Ich halte das für überaus kritisch, wenn ausgerechnet auf dem internationalen diplomatischen Parkett in einer ohnehin schon schwierigen Situation bei so einer Sachlage irgendeine Plapperliese das Wasser nicht halten kann und ihren Emotionalüberschuss rauskotzt, um sich zu erleichtern, noch bevor das Tageslicht wieder da ist.

Ich frage mich da immer, welche Angehörigen das überhaupt erreichen soll. Auf mich wirkt das immer wie eine Masturbationsübung für Selbstgefällige, die den einzigen Zweck hat, sich selbst zu gefallen und selbst moralisch gut zu fühlen. Ich habe das als Kind noch gelernt, dass es zu Pietät und Anstand gehört, von Trauernden gebührenden Abstand zu halten und sie zunächst mal ganz in Ruhe zu lassen und zu schweigen, und sich zu einem passenden Zeitpunkt dezent und zurückhaltend zu äußern, und nicht jeden Todesfall zu nutzen, um sich selbst zu produzieren und in den Vordergrund zu spielen, eine Social-Media-Nummer abzuziehen. Die Katastrophen-Gaffer waren schon schlimm. Die Katastrophen-Youtuber schon schlimmer. Aber die Katastrophen-Selfie-Selbstdarsteller sind am Schlimmsten. Fehlt eigentlich nur noch ein medial inzenierter Besuch der Brandruine durch die Außenministerin samt Hoffotograf.

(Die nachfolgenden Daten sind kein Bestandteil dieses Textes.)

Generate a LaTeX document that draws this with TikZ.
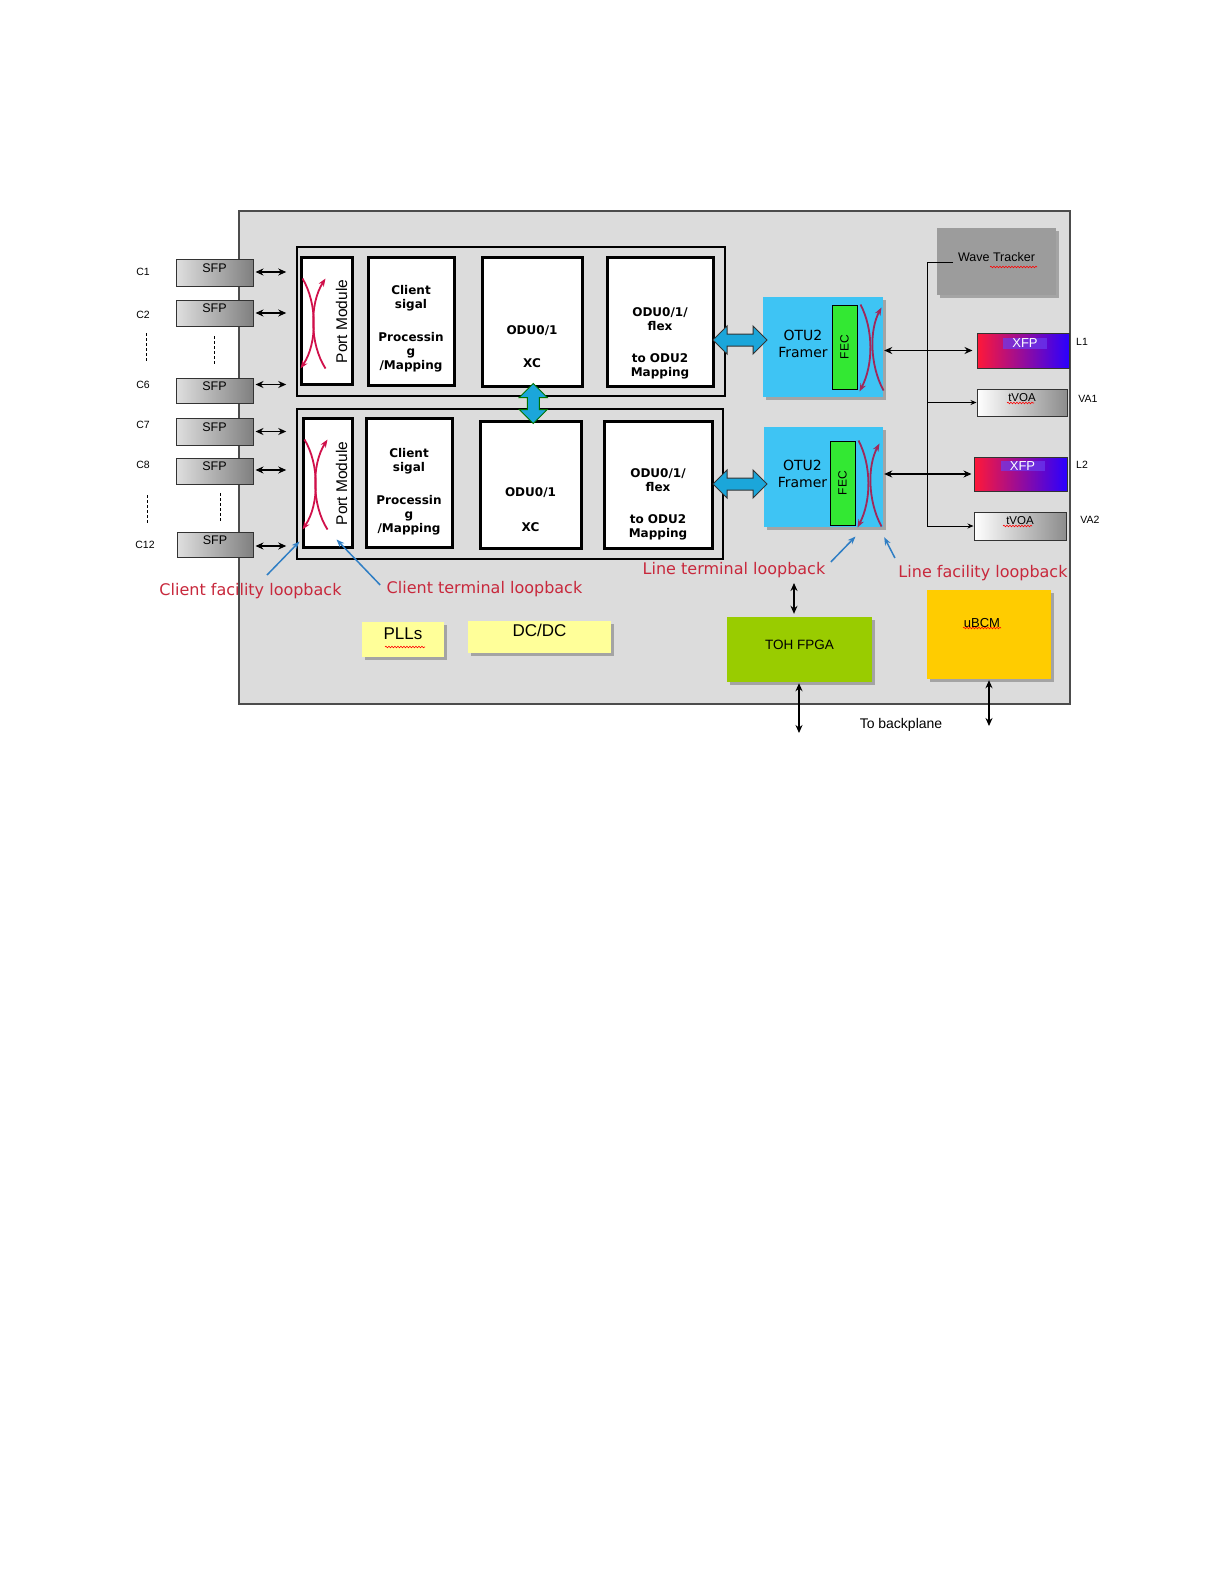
\documentclass[tikz,border=0pt]{standalone}
\usepackage{fontspec}
\setmainfont{Liberation Sans}
\newfontfamily\dvs{DejaVu Sans}
\usetikzlibrary{fit,calc,arrows.meta,shapes.arrows,shadows,decorations.pathmorphing}
\definecolor{panelc}{HTML}{DCDCDC}
\definecolor{lbred}{HTML}{C8283C}
\definecolor{lbblue}{HTML}{2F7EC4}
\definecolor{otuc}{HTML}{3EC4F4}
\definecolor{fecc}{HTML}{33E833}
\definecolor{tohc}{HTML}{99CC00}
\definecolor{ubcmc}{HTML}{FFCC00}
\definecolor{palec}{HTML}{FFFF99}
\definecolor{wavec}{HTML}{9C9C9C}
\definecolor{fatc}{HTML}{1BA6DA}
\definecolor{loopr}{HTML}{D0104A}
\definecolor{loopp}{HTML}{A0285A}
\definecolor{xfpl}{HTML}{FF1838}
\definecolor{xfpm}{HTML}{B01CC8}
\definecolor{xfpr}{HTML}{2A00FF}
\definecolor{xfphl}{HTML}{6A3CF0}
\newcommand\pmloop[1]{%
  \draw[loopa] ($(#1.north west)+(3,23)$) .. controls ($(#1.north west)+(18,48)$) and ($(#1.north west)+(18,88)$) .. ($(#1.north west)+(1,113)$);
  \draw[loopa] ($(#1.north west)+(26,113)$) .. controls ($(#1.north west)+(10,88)$) and ($(#1.north west)+(10,48)$) .. ($(#1.north west)+(26,23)$);}
\newcommand\lnloop[1]{%
  \draw[loopb] ($(#1.north east)+(3,0)$) .. controls ($(#1.north east)+(16,25)$) and ($(#1.north east)+(16,60)$) .. ($(#1.south east)+(2,2)$);
  \draw[loopb] ($(#1.south east)+(26,1)$) .. controls ($(#1.south east)+(12,-25)$) and ($(#1.north east)+(12,25)$) .. ($(#1.north east)+(24,3)$);}
\begin{document}
\begin{tikzpicture}[x=1pt,y=-1pt,
  panel/.style={draw=black!70, line width=1.5pt, fill=panelc, inner sep=0pt},
  holder/.style={draw=black, line width=1.5pt, fill=panelc, inner sep=0pt},
  inbox/.style={draw=black, line width=3pt, fill=white, inner sep=0pt},
  boldtxt/.style={font=\dvs\bfseries\fontsize{12}{14}\selectfont, align=center},
  sfpbox/.style={draw=black!80, line width=1pt, left color=gray!25, right color=gray, inner sep=0pt, font=\fontsize{12.5}{14}\selectfont},
  voabox/.style={draw=black!80, line width=1pt, left color=white, right color=gray!90, inner sep=0pt, font=\fontsize{11.5}{13}\selectfont},
  xfpbox/.style={draw=black!80, line width=1pt, left color=xfpl, middle color=xfpm, right color=xfpr, inner sep=0pt},
  xfptxt/.style={fill=xfphl, fill opacity=0.7, text opacity=1, text=white, minimum width=44pt, inner ysep=1pt, font=\fontsize{13}{13}\selectfont},
  shad/.style={drop shadow={shadow xshift=3pt, shadow yshift=-3pt, fill=black, opacity=0.25}},
  flat/.style={inner sep=0pt, shad},
  otubox/.style={fill=otuc, inner sep=0pt, shad},
  fecbox/.style={draw=black, line width=1pt, fill=fecc, inner sep=0pt},
  dbl/.style={line width=1.4pt, {Stealth[length=8pt,width=7pt]}-{Stealth[length=8pt,width=7pt]}},
  thinar/.style={line width=0.9pt, -{Stealth[length=6pt,width=5pt]}},
  blu/.style={draw=lbblue, line width=1.5pt, -{Stealth[length=8pt,width=6pt]}},
  loopa/.style={draw=loopr, line width=1.8pt, -{Stealth[length=8pt,width=6pt]}},
  loopb/.style={draw=loopp, line width=1.8pt, -{Stealth[length=8pt,width=6pt]}},
  redlab/.style={text=lbred, font=\dvs\fontsize{16}{18}\selectfont},
  clab/.style={font=\fontsize{10.5}{12}\selectfont},
  fat/.style={double arrow, draw=black!80, line width=1pt, fill=fatc, inner sep=5.5pt,
    double arrow head extend=8pt, double arrow tip angle=90, double arrow head indent=0pt},
  squig/.style={draw=red, line width=0.6pt, decorate, decoration={snake, amplitude=0.8pt, segment length=3pt}}
]
\fill[white] (0,0) rectangle (1224,1584);
\useasboundingbox (0,0) rectangle (1224,1584);

% board
\node[panel, fit={(239,211)(1070,704)}] (board) {};

% holders
\node[holder, fit={(297,247)(725,396)}] (topC) {};
\node[holder, fit={(297,409)(723,559)}] (botC) {};

% inner boxes top
\node[inbox, fit={(301,257)(352,384)}] (pmT) {};
\node[inbox, fit={(368,257)(454,385)},
  label={[boldtxt, yshift=-7.5pt]center:{Client\\sigal\\[19pt]Processin\\g\\/Mapping}}] (clT) {};
\node[inbox, fit={(482,257)(582,386)},
  label={[boldtxt, yshift=-25pt]center:{ODU0/1\\[19pt]XC}}] (xcT) {};
\node[inbox, fit={(607,257)(713,386)},
  label={[boldtxt, yshift=-21.5pt]center:{ODU0/1/\\flex\\[18pt]to ODU2\\Mapping}}] (fxT) {};

% inner boxes bottom
\node[inbox, fit={(303,418)(352,547)}] (pmB) {};
\node[inbox, fit={(366,418)(452,547)},
  label={[boldtxt, yshift=-9.5pt]center:{Client\\sigal\\[19pt]Processin\\g\\/Mapping}}] (clB) {};
\node[inbox, fit={(480,421)(581,548)},
  label={[boldtxt, yshift=-25pt]center:{ODU0/1\\[21pt]XC}}] (xcB) {};
\node[inbox, fit={(604,421)(712,548)},
  label={[boldtxt, yshift=-19.5pt]center:{ODU0/1/\\flex\\[18pt]to ODU2\\Mapping}}] (fxB) {};

% port module text
\node[rotate=90, font=\fontsize{15.5}{16}\selectfont] (pmTt) at ($(pmT.center)+(15,1)$) {Port Module};
\node[rotate=90, font=\fontsize{15.5}{16}\selectfont] (pmBt) at ($(pmB.center)+(14,1)$) {Port Module};

% port module loops
\pmloop{pmT}
\pmloop{pmB}

% SFPs
\node[sfpbox, fit={(176,259)(253,286)}] (s1) {SFP};
\node[sfpbox, fit={(176,300)(253,326)}] (s2) {SFP};
\node[sfpbox, fit={(176,378)(253,403)}] (s6) {SFP};
\node[sfpbox, fit={(176,418)(253,445)}] (s7) {SFP};
\node[sfpbox, fit={(176,458)(253,484)}] (s8) {SFP};
\node[sfpbox, fit={(177,532)(253,557)}] (s12) {SFP};

\node[clab] (c1) at (143,272) {C1};
\node[clab] (c2) at (143,315) {C2};
\node[clab] (c6) at (143,385) {C6};
\node[clab] (c7) at (143,425) {C7};
\node[clab] (c8) at (143,465) {C8};
\node[clab] (c12) at (145,545) {C12};

\draw[densely dashed, line width=0.8pt] (146,333) -- (146,362);
\draw[densely dashed, line width=0.8pt] (214,336) -- (214,365);
\draw[densely dashed, line width=0.8pt] (147,495) -- (147,523);
\draw[densely dashed, line width=0.8pt] (220,493) -- (220,522);

% SFP arrows
\draw[dbl, shorten <=2pt, shorten >=10pt] ($(s1.east)+(0,-0.5)$) -- ($(s1.east -| topC.west)+(0,-0.5)$);
\draw[dbl, shorten <=2pt, shorten >=10pt] (s2.east) -- (s2.east -| topC.west);
\draw[dbl, shorten <=2pt, shorten >=10pt] ($(s6.east)+(0,-6)$) -- ($(s6.east -| topC.west)+(0,-6)$);
\draw[dbl, shorten <=2pt, shorten >=10pt] (s7.east) -- (s7.east -| botC.west);
\draw[dbl, shorten <=2pt, shorten >=10pt] ($(s8.east)+(0,-1)$) -- ($(s8.east -| botC.west)+(0,-1)$);
\draw[dbl, shorten <=2pt, shorten >=10pt] ($(s12.east)+(0,1.5)$) -- ($(s12.east -| botC.west)+(0,1.5)$);

% OTU2 framers
\node[otubox, fit={(763,297)(883,397)},
  label={[align=center, font=\dvs\fontsize{14}{17}\selectfont, xshift=-20pt, yshift=3pt]center:{OTU2\\Framer}}] (otuT) {};
\node[otubox, fit={(764,427)(883,527)},
  label={[align=center, font=\dvs\fontsize{14}{17}\selectfont, xshift=-21pt, yshift=3.5pt]center:{OTU2\\Framer}}] (otuB) {};
\node[fecbox, fit={(832,305)(857,389)}, label={[rotate=90, font=\fontsize{12}{12}\selectfont]center:FEC}] (fecT) {};
\node[fecbox, fit={(830,441)(855,525)}, label={[rotate=90, font=\fontsize{12}{12}\selectfont]center:FEC}] (fecB) {};

\lnloop{fecT}
\lnloop{fecB}

% fat arrows
\node[fat, minimum height=54pt] (fa1) at (740,340) {};
\node[fat, minimum height=54pt] (fa2) at (740,484) {};
\node[fat, draw=green!45!black, minimum height=40pt, rotate=90] (fa3) at ($(xcT.south)!0.5!(xcB.north)+(2,0)$) {};

% wave tracker, XFP, VOA
\node[flat, fill=wavec, fit={(937,228)(1056,295)}, font=\fontsize{12.5}{14}\selectfont] (wt) {Wave Tracker};
\node[xfpbox, fit={(977,333)(1069,368)}] (xfp1) {};
\node[xfptxt] (xfp1t) at ($(xfp1.center)+(2,-7)$) {XFP};
\node[voabox, fit={(977,389)(1067,416)}, label={[font=\fontsize{11.5}{13}\selectfont, yshift=5pt]center:tVOA}] (voa1) {};
\node[xfpbox, fit={(974,457)(1067,491)}] (xfp2) {};
\node[xfptxt] (xfp2t) at ($(xfp2.center)+(2,-8)$) {XFP};
\node[voabox, fit={(974,512)(1066,540)}, label={[font=\fontsize{11.5}{13}\selectfont, yshift=5pt]center:tVOA}] (voa2) {};

\node[clab] (l1) at (1082,342) {L1};
\node[clab] (va1) at (1088,399) {VA1};
\node[clab] (l2) at (1082,465) {L2};
\node[clab] (va2) at (1090,520) {VA2};

\coordinate (wtin) at (953,262);
\coordinate (bus) at (927,262);
\draw[thinar] (wtin) -- (bus) -- (bus |- voa2.west) -- (voa2.west);
\draw[thinar] (bus |- voa1.west) -- (voa1.west);

\draw[dbl, shorten <=1pt, shorten >=4pt] (otuT.east |- xfp1.west) -- (xfp1.west);
\draw[dbl, shorten <=1pt, shorten >=2pt] (otuB.east |- xfp2.west) -- (xfp2.west);

% lower blocks
\node[flat, fill=palec, fit={(362,622)(444,657)}, font=\fontsize{17}{18}\selectfont] (pll) {PLLs};
\node[flat, fill=palec, fit={(468,621)(611,653)}, font=\fontsize{17}{18}\selectfont] (dcdc) {DC/DC};
\node[flat, fill=tohc, fit={(727,617)(872,682)}, font=\fontsize{13.5}{15}\selectfont] (toh) {TOH FPGA};
\node[flat, fill=ubcmc, fit={(927,590)(1051,679)},
  label={[font=\fontsize{13}{14}\selectfont, xshift=-7pt, yshift=11.5pt]center:uBCM}] (ubcm) {};

% loopback labels
\node[redlab] (cfl) at (250.5,591) {Client facility loopback};
\node[redlab] (ctl) at (484.5,589) {Client terminal loopback};
\node[redlab] (ltl) at (734,570) {Line terminal loopback};
\node[redlab] (lfl) at (983,573) {Line facility loopback};

\draw[blu] (267,575) -- ($(pmB.south west)+(-2,-7)$);
\draw[blu] ($(ctl.west)+(-3,-4)$) -- ($(pmB.south)+(9,-9)$);
\draw[blu] ($(ltl.east)+(2,-8)$) -- ($(fecB.south east)+(0,11)$);
\draw[blu] ($(lfl.west)+(0,-15)$) -- ($(otuB.south east)+(1,10)$);

% backplane
\coordinate (tohup) at (794,583);
\draw[dbl, shorten >=3pt] (tohup) -- (tohup |- toh.north);
\coordinate (bp1) at (799,733);
\coordinate (bp2) at (989,726);
\draw[dbl, shorten <=1pt] (toh.south -| bp1) -- (bp1);
\draw[dbl, shorten <=1pt] (ubcm.south -| bp2) -- (bp2);
\node[font=\fontsize{14}{15}\selectfont] (bpl) at (901,725) {To backplane};

% spell-check squiggles
\draw[squig] (385,647) -- (425,647);
\draw[squig] (963,628) -- (1001,628);
\draw[squig] (1007,403) -- (1034,403);
\draw[squig] (1003,526) -- (1032,526);
\draw[squig] (990,267) -- (1037,267);
\end{tikzpicture}
\end{document}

Man kondoliert erst, wenn die Leiche kalt ist und die Hinterbliebenen vom Todesfall überhaupt wissen und die erste Schockphase hinter sich haben. Kondolenz ist kein Überfall. Und man kondoliert eigentlich auch nicht öffentlich, und schon gar nicht öffentlich vor persönlich.

Und Mitgefühl kann man auch erst haben, wenn man weiß, mit wem überhaupt und worüber, jedenfalls nicht mit Leuten, die selbst noch nicht wissen, dass ihre Angehörigen tot sind, weil die ja noch gar nichts fühlen, was man mitfühlen könnte.

Ich finde das alles so widerlich, so geschmacklos, dieses Wettrennen, wer am schnellsten mitgefühlt. Und dann noch so billig über einen Tweet. So selbstinszeniert. Früher hätte man noch wenigstens ein Beileidstelegramm geschickt.

Interessant ist dabei – wieder einmal – dass alles, was grün ist, von einem Heer von Social Media Warriors umgeben ist, die da die schnelle Pöbeltruppe abgeben und damit sofort weitere Kritik blockieren. Nur ein Beispiel von vielen:

So Billigst-Empathie von linker Niveaulosigkeit und ohne jedes Hirn. Also ob man da ein Regal mit tausend vorgedruckten Beileidskarten mit dem immer selben Text hat, aus dem man eine nimmt und nur noch so einen Datums-Stempel draufdrückt, um zu beweisen, dass man noch am selben Tag eine verschickt hat.

Demnächst dann automatisch per KI, die auf den Nachrichtenticker reagiert.